Letting Go of Fear? Nah.
At the start of the year, I set an intention to let go of fear. I even wrote a blog about it.
Why? Because I was tired of fear continuously showing up in my life. I still had…
Fear in the water. I struggled with asserting myself in the surf lineup.
Fear on the road. I was nervous to start riding my moto around town.
Fear in relationships. I felt uncomfortable saying the thing when it needs to be said.
Fear around visibility. I felt lost marketing my book with heart and honesty.
I was ready to be bolder. Louder. More seen.
And I blamed fear for standing in the way.
Before I had a chance to explore my relationship with fear and further, my body started screaming for attention.
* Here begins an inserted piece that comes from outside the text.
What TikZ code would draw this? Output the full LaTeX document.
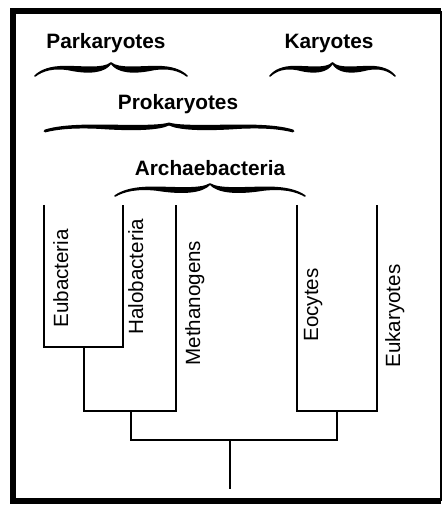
\documentclass[tikz,border=0pt]{standalone}
\usepackage{fontspec}
\setmainfont{Liberation Sans}
\usepackage{tikz}

\begin{document}
\begin{tikzpicture}[
    x=0.5pt, y=-0.5pt,
    head/.style={font=\fontsize{10.4}{12}\selectfont\bfseries, inner sep=0pt, anchor=base},
    leaf/.style={font=\fontsize{10.3}{12}\selectfont, inner sep=0pt, rotate=90, anchor=base west},
    branch/.style={line width=1.3pt},
    frame/.style={line width=3.2pt},
    brace line/.style={line width=0.8pt},
    cbrace/.pic={
      \filldraw[brace line, line join=round]
        (0,0) .. controls (0.04,0.45) and (0.1,0.72) .. (0.2,0.72)
        .. controls (0.32,0.72) and (0.45,0.5) .. (0.5,1)
        .. controls (0.55,0.5) and (0.68,0.72) .. (0.8,0.72)
        .. controls (0.9,0.72) and (0.96,0.45) .. (1,0)
        .. controls (0.95,0.45) and (0.88,0.68) .. (0.78,0.5)
        .. controls (0.64,0.15) and (0.54,0.3) .. (0.5,1)
        .. controls (0.46,0.3) and (0.36,0.15) .. (0.22,0.5)
        .. controls (0.12,0.68) and (0.05,0.45) .. (0,0) -- cycle;
    }
]
\useasboundingbox (0,0) rectangle (443,506);

% frame
\coordinate (fr-nw) at (13,11);
\coordinate (fr-ne) at (441,11);
\coordinate (fr-sw) at (13,501);
\coordinate (fr-se) at (441,501);
\draw[frame] (fr-ne) -- (fr-nw) -- (fr-sw) -- (fr-se);
\draw[line width=1pt] (fr-se) -- (fr-ne);

% group names and braces
\node[head] (park) at (106,49) {Parkaryotes};
\node[head] (kary) at (329,49) {Karyotes};
\node[head] (prok) at (178,110) {Prokaryotes};
\node[head] (arch) at (210,176) {Archaebacteria};
\pic[xscale=152, yscale=-13] at (35,76) {cbrace};
\pic[xscale=125, yscale=-13] at (270,76) {cbrace};
\pic[xscale=248, yscale=-7, brace line/.style={line width=1.4pt}] at (45,131) {cbrace};
\pic[xscale=190, yscale=-12] at (115,196) {cbrace};

% tree
\coordinate (eub) at (44,205);
\coordinate (hal) at (123,205);
\coordinate (met) at (176,205);
\coordinate (eoc) at (297,205);
\coordinate (euk) at (377,205);
\coordinate (j1) at (84,347);
\coordinate (j2) at (131,411);
\coordinate (j3) at (337,411);
\coordinate (root) at (230,440);
\coordinate (base) at (230,489);
\draw[branch] (eub) |- (j1) -| (hal);
\draw[branch] (j1) |- (j2) -| (met);
\draw[branch] (eoc) |- (j3) -| (euk);
\draw[branch] (j2) |- (root) -| (j3);
\draw[branch] (root) -- (base);

\node[leaf] (eub-l) at (68,328) {Eubacteria};
\node[leaf] (hal-l) at (143,335) {Halobacteria};
\node[leaf] (met-l) at (200,366) {Methanogens};
\node[leaf] (eoc-l) at (318,342) {Eocytes};
\node[leaf] (euk-l) at (400,368) {Eukaryotes};
\end{tikzpicture}
\end{document}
I came down with a UTI that quickly escalated into a severe kidney infection that required strong antibiotics, urgent testing, and a lot of unknowns.
When Fear Shows Up in the Body
It’s a…KIDNEY INFECTION
Navigating doctor visits in a foreign country, managing side effects, and watching worst-case scenarios spiral through my mind, I did what I always do when my body is asking for attention: I googled the spiritual meaning of kidney issues. I personally believe that our bodies hold a LOT of wisdom and oftentimes our physical ailments are trying to teach us something.
That’s when I read that in Chinese medicine, the kidneys house Zhi, the spirit of willpower and deep resolve, and fear is the emotion believed to slowly drain that vital energy when it goes unprocessed.
Medically, the kidneys filter the blood, clearing waste and excess while retaining what’s essential.
Symbolically, they filter fear.
At first, I was confused. Hadn’t I just decided to let that shit go?
But the longer I sat with it, the clearer something became.
Fear hadn’t been bullying me.
It wasn’t punishing me.
And it wasn’t evidence that I was off track.
Fear was preparing me for a bolder, more compassionate version of myself — expanding my capacity to hold space for others without losing my own grounding.
What I Got Wrong About Fear
Sitting with this, I realized something important about myself:
I am not someone who avoids action because of fear.
I surf. I travel solo. I start businesses. I publish books. I ride motorcycles. I build a life outside the norm.
Yes, I feel fear. Yes, anxiety sometimes keeps me up at night.
But I have never let fear stop me from doing what my soul truly wants.
What fear does do is slow me down.
It asks me to assess: Is this something I truly desire?
And if the answer is yes, it invites me to:
Practice more
Reach out for help from those who have achieved what I desire
Build skill before leaping
Take calculated risks, not impulsive ones
There’s wisdom in that.
Maybe fear was never the thing to release. Maybe it was self-doubt and self-criticism that had been weighing me down all along.
Fear and the Matrix
This is where it clicked.
When you start exiting the matrix, the expectations, timelines, and inherited definitions of success, fear will show up.
Not because you’re failing.
Not because you made the wrong choice.
But because you’re stepping into the unknown without the usual safety nets.
The matrix teaches us that fear means:
You’re irresponsible — better stay in line and do what others have done.
You’re unstable — stay in the job you hate so you can eventually retire.
You’re doing something wrong — don’t deviate from the path laid out for you.
But in reality, fear often means:
You’re learning new skills and expanding your capacity.
You’re breaking generational patterns and refusing a life you didn’t choose.
You’re listening to your heart instead of blindly following the herd.
Feeling fear doesn’t mean you’re off track.
It means you’re navigating a more authentic path….consciously.
So What Am I Actually Letting Go Of?
Not fear.
I’m letting go of the belief that fear is a problem to be fixed.
I’m letting go of the idea that courage means being fearless.
I’m letting go of rushing myself to prove bravery.
I’m letting go of the story that discomfort equals danger.
Fear isn’t my enemy.
It’s a signal.
A pause.
A moment to listen before I move.
And maybe the most matrix-breaking thing of all is trusting myself enough to move forward with fear beside me — not behind me.
That’s not weakness. That’s freedom.